4 responses to “Competition Demystified Chapter 6: Niche Advantages and the Dilemma of Growth Quiz

  1. MSFT had a mix of economies of scale and customer captivity. The economies of scale is obvious since they most of the cost goes into the software and there are no variable costs after that. Customer captivity came from user’s wanting compatibility. Even if MSFT was second or third in operating system quality, the fact that every user was already using windows and office made it undesirable to change.
    I forgot the compaq discusion in the book so I’ll try to answer that later.

  2. Customers were captive due to the strong network effects of the os market. The more users an os has, the greater value it has for application makers (more potential customers); the more applications an os has, the more valuable it is (e.g. iOS vs bb7). This virtuous cycle leads to Networks that ‘tip’ to a single dominant provider. VHS vs beta, blu ray vs hd-DVD, etc.

  3. In contrast to the os market, the box market is a commodity market. The dominant players tend to be companies who have some unique income statement or balance sheet advantage (low cost provider, supply chain dominance, negative working capital, strongest balance sheet, etc) relative to their competitors. But as the market has low barriers to entry (unlike the os market which has high switching costs and thus very steep barriers to entry) the pricing power that a dominant os provider has doesn’t extend to the dominant box seller.

  4. Answer to post on 2-7-2012
    Microsoft: Operating system industry

    What competitive advantages does MSFT benefit from in the operating system industry?

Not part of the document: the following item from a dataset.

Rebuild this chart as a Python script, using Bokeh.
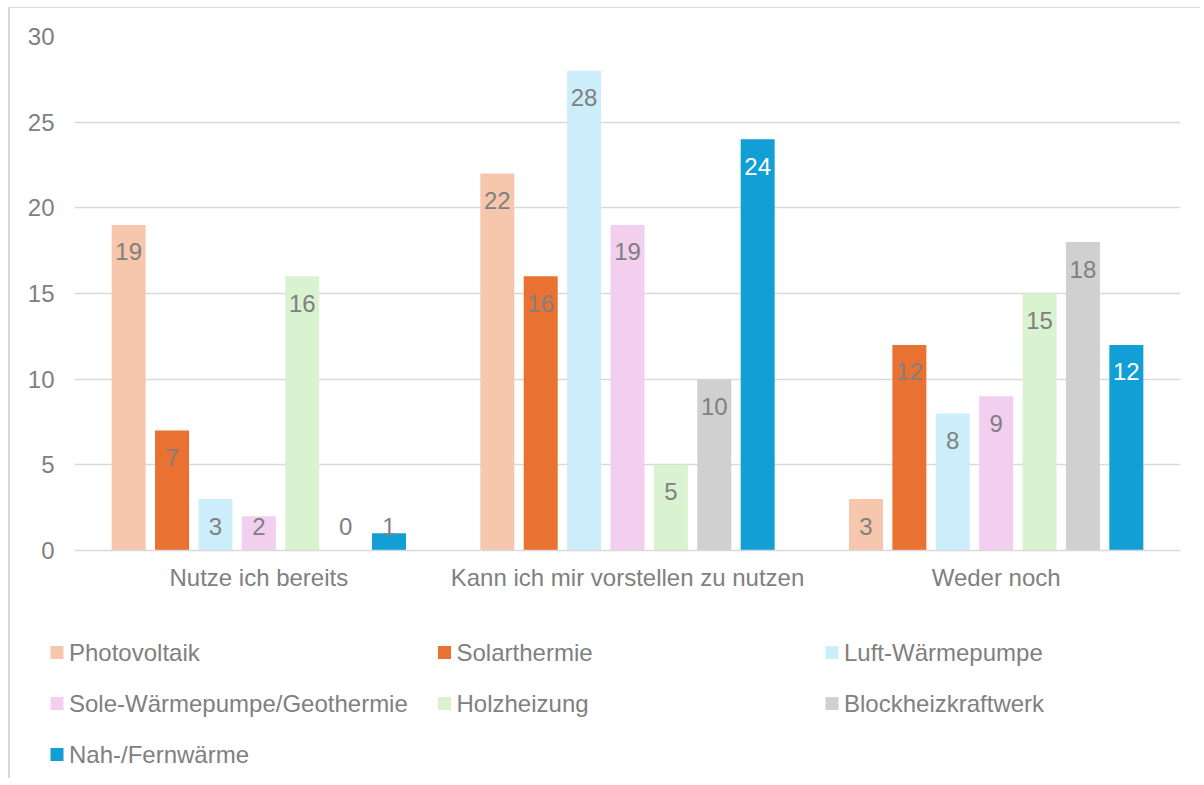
import numpy as np
from bokeh.plotting import figure
from bokeh.layouts import column
from bokeh.models import ColumnDataSource, FactorRange, FixedTicker, Range1d
from bokeh.transform import dodge
from bokeh.core.properties import value
from bokeh.embed import file_html
from bokeh.resources import INLINE

# ---------------- data ----------------
categories = ["Nutze ich bereits", "Kann ich mir vorstellen zu nutzen", "Weder noch"]
series_names = ["Photovoltaik", "Solarthermie", "Luft-Wärmepumpe",
                "Sole-Wärmepumpe/Geothermie", "Holzheizung",
                "Blockheizkraftwerk", "Nah-/Fernwärme"]
photovoltaik = [19, 22, 3]
solarthermie = [7, 16, 12]
luft_waermepumpe = [3, 28, 8]
sole_waermepumpe = [2, 19, 9]
holzheizung = [16, 5, 15]
blockheizkraftwerk = [0, 10, 18]
nah_fernwaerme = [1, 24, 12]
y_ticks = [0, 5, 10, 15, 20, 25, 30]

series_values = [photovoltaik, solarthermie, luft_waermepumpe, sole_waermepumpe,
                 holzheizung, blockheizkraftwerk, nah_fernwaerme]
colors = ["#F6C6AD", "#E97132", "#CCEEFB", "#F2CEEF", "#D9F2D0", "#D0D0D0", "#119FD6"]
inside_label_colors = ["#808080", "#808080", "#808080", "#808080", "#808080", "#808080", "#FFFFFF"]

TEXT = "#808080"
GRID = "#D9D9D9"
FONT = "Liberation Sans"

W = 1190
H1 = 610
H2 = 160

p = figure(width=W, height=H1, x_range=FactorRange(*categories),
           y_range=Range1d(0, 30), output_backend="svg", toolbar_location=None,
           min_border_left=64, min_border_right=20, min_border_top=28,
           min_border_bottom=68)
p.outline_line_color = None
p.background_fill_color = "white"
p.border_fill_color = "white"

px_per_unit = 514 / 30.0
step = 0.1177
bar_w = 0.0922

for i, (name, vals, col, lc) in enumerate(zip(series_names, series_values, colors, inside_label_colors)):
    off = (i - 3) * step
    v = np.array(vals, dtype=float)
    label_y = np.maximum(v - 27 / px_per_unit, 1.40)
    inside = (v - 27 / px_per_unit) >= 1.40 - 1e-9
    lcolors = [lc if ins else TEXT for ins in inside]
    src = ColumnDataSource(dict(cat=categories, val=vals, ly=label_y,
                                txt=[str(x) for x in vals], lc=lcolors))
    p.vbar(x=dodge("cat", off, range=p.x_range), top="val", width=bar_w,
           source=src, fill_color=col, line_color=None)
    p.text(x=dodge("cat", off, range=p.x_range), y="ly", text="txt", source=src,
           text_color="lc", text_align="center", text_baseline="middle",
           text_font=value(FONT), text_font_size="24px")

# axes
p.yaxis.ticker = FixedTicker(ticks=y_ticks)
p.yaxis.axis_line_color = None
p.yaxis.major_tick_line_color = None
p.yaxis.minor_tick_line_color = None
p.yaxis.major_tick_out = 0
p.yaxis.major_label_standoff = 20
p.yaxis.major_label_text_font = FONT
p.yaxis.major_label_text_font_size = "24px"
p.yaxis.major_label_text_color = TEXT

p.xaxis.axis_line_color = GRID
p.xaxis.axis_line_width = 1.5
p.xaxis.major_tick_line_color = None
p.xaxis.minor_tick_line_color = None
p.xaxis.major_tick_out = 0
p.xaxis.major_label_standoff = 13
p.xaxis.major_label_text_font = FONT
p.xaxis.major_label_text_font_size = "24px"
p.xaxis.major_label_text_color = TEXT

p.xgrid.grid_line_color = None
p.ygrid.grid_line_color = GRID
p.ygrid.grid_line_width = 1.5

# ---------------- legend (separate panel in pixel coordinates) ----------------
lg = figure(width=W, height=H2, x_range=Range1d(0, W), y_range=Range1d(H2, 0),
            output_backend="svg", toolbar_location=None,
            x_axis_location=None, y_axis_location=None,
            min_border_left=0, min_border_right=0, min_border_top=0, min_border_bottom=0)
lg.grid.visible = False
lg.outline_line_color = None
lg.background_fill_color = "white"
lg.border_fill_color = "white"
for fig in (p, lg):
    if "frame_align" in fig.properties():
        fig.frame_align = False

ncols = 3
col_x0, col_pitch = 46.5, 387.5
row_y0, row_pitch = 34, 51
idx = np.arange(len(series_names))
mx = col_x0 + (idx % ncols) * col_pitch
my = row_y0 + (idx // ncols) * row_pitch
lsrc = ColumnDataSource(dict(x=mx, y=my, tx=mx + 12, name=series_names, color=colors))
lg.scatter(x="x", y="y", marker="square", size=13, fill_color="color",
           line_color=None, source=lsrc)
lg.text(x="tx", y="y", text="name", source=lsrc, text_color=TEXT,
        text_align="left", text_baseline="middle",
        text_font=value(FONT), text_font_size="24px")

layout = column(p, lg, spacing=0,
                styles={"margin-left": "8px", "margin-top": "7px",
                        "border-left": "2px solid #D9D9D9",
                        "border-top": "1px solid #D9D9D9"})

open("out.html", "w").write(file_html(layout, INLINE))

    Supply? Privileged access to crucial inputs? No. Technological advantage? Patents and copy rights, Perhaps.
    Demand? Customer captivity based on habit? Not really. Switching costs? Yes. MSFT benefits from the network effect. They have essentially become the platform OS. Most computer users are trained on a MSFT OS and therefore are comfortable using it. Microsoft has gained a large scale (many users) and as the number of users of the product increased, the value of the product increased to the users. This is the definition of network effect demand advantages. Search costs? Not really. There are other competitors products that can be purchased easily. Microsoft has over 90% share of the OS market (very dominant market position). Most corporations and users would need to be trained on a different OS, which would take time, money and lost productivity for a while. So the benefits of a better operating system would have to be very large and outweigh the costs.

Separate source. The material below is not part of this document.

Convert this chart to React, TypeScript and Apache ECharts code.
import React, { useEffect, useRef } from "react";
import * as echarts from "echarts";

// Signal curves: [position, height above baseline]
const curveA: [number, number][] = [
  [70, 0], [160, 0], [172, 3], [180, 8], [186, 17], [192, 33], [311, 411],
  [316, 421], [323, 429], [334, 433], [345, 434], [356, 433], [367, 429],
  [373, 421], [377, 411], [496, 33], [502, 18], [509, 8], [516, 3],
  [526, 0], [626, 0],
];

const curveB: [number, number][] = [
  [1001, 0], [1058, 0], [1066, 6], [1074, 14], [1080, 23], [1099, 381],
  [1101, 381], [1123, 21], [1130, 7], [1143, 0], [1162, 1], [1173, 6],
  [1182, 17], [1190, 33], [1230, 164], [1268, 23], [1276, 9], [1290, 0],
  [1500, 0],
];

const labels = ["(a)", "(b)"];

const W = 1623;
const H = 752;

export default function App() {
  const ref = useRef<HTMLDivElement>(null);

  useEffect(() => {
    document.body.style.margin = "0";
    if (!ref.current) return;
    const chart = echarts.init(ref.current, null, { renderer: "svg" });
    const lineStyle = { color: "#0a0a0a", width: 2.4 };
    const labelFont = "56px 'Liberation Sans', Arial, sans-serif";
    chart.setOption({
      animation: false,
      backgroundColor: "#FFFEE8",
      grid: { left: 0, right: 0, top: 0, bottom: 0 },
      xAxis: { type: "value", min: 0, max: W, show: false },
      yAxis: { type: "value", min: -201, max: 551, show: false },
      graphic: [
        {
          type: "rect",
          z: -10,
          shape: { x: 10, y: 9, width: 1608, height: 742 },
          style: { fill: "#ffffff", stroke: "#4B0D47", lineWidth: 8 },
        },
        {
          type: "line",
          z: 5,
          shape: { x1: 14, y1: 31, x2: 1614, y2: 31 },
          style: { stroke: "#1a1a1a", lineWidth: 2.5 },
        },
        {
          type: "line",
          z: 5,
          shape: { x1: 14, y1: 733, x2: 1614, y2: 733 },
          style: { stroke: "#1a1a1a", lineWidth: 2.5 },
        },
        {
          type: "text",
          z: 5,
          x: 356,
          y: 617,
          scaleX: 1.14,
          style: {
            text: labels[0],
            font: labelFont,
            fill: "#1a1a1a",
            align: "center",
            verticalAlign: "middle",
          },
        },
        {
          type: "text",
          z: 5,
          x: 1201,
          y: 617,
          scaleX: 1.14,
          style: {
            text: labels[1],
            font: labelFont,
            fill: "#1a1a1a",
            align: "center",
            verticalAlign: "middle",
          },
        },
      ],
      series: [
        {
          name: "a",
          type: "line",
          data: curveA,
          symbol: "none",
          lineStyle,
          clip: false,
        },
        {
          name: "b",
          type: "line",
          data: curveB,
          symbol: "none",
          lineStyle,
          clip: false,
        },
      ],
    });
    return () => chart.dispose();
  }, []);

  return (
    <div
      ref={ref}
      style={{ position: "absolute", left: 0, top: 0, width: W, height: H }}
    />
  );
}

    Economies of scale + customer captivity? Yes. MSFT enjoys 90%+ share of the OS market. This high level of market share combined with network effect demand advantages creates a very strong franchise. Economies of scale are defined as fixed costs per unit declining as unit volume increases. MSFT can spread its fixed R&D and advertising costs over many units. Therefore, it is operating lower on its average cost curve than a potential entrant. THIS is a structural competitive advantage. A competitor would need to introduce a product much better than MSFT AND take market share away. Due to the power of the network effect, this would be very difficult.

    Note: You would need to see the advantages in the numbers over two prior market cycles. This would bake in enough conservative assumptions as well as your own conservatism. You MUST LOOK AT THE NUMBERS FIRST to determine if there’s even any advantages.
    Why have box makers not been able to establish a competitive advantage over other competitors?

    Box makers do not have any supply or demand advantages, or do they? Cost, proprietary technology, privileged access to crucial inputs, experience? All the box makers do (their business) is to assemble the parts into a box. So they wouldn’t have any proprietary parts that go into the box. Note that Gateway did try to vertically integrate. This strategy (of selling products that are reliable for a premium) worked for a while. As technological progress increased, firms began to specialize in the production of the component parts, thus becoming more efficient and perhaps gaining scale advantages in the development of a specific product niche. A company can be run more efficiently for a period of time (i.e. Dell). Dell built product to order vs. carrying inventory and retail strategy, had negative working capital. Were Dell’s high returns (did they have high returns?) sustainable? Did the company benefit from any structural competitive advantages? Dell’s business model was different that competitors. Competitors would need to retool their businesses and this is not a short-term project. In the long-run, competitors can copy Dell’s business model and they have.
    Why was the enormous growth in the market for PCs a problem for Gateway specifically.

    For a period of time, Gateway focused on selling premium products to corporate customers (niche part of the PC industry). Gateway was able to gain EOS advantages with perhaps some very limited customer captivity. We know that growth in a market is not good for companies that benefit from EOS. Why? A company that benefits from EOS + CC is operating lower on its average cost curve. EOS are based on fixed costs relative to the size of the specific market (product or geographic). As the size of the market grows, potential entrants can take a slice of the demand, increasing their output and lowering their average cost position (fixed costs begin to decline). If the market grows large enough, more firms will enter and the spread between the dominant firms lower average costs over entrants will narrow and perhaps be eliminated completely. Compaq’s EOS advantage was eventually eroded away as vertical integration ended up increasing their cost structure relative to more efficient competitors—in the long run. Companies began to specialize in niche aspects of manufacturing the component parts for PCs, and perhaps they gained some EOS advantages there. The technology improved so much that Compaq’s that competitors were offering machines just as good, if not better than Compaq at lower prices. Growth allowed competitors to enter the market and eventually take enough share away from Compaq so as to erode their advantages.
    Did it have an alternative that might have worked better than its chosen strategy?

    Yes, the company did realize that its prices were too high at one point in the 1990s when they were having trouble selling inventory. Note: If a company tries to sell its products, can’t, then cuts its prices 30% and STILL can’t sell, they may have a problem!! Its strategy should have been to operate as efficiently and effectively as possible (since it was a box maker and would not benefit from any structural competitive advantages in the long run). The company tried this strategy and it worked (as the numbers showed). Then management lost sight of their purpose and goals and went on an acquisition binge and the company finally sold itself to HP.

    Did Apple?
    I’ll need to think about that one a bit more.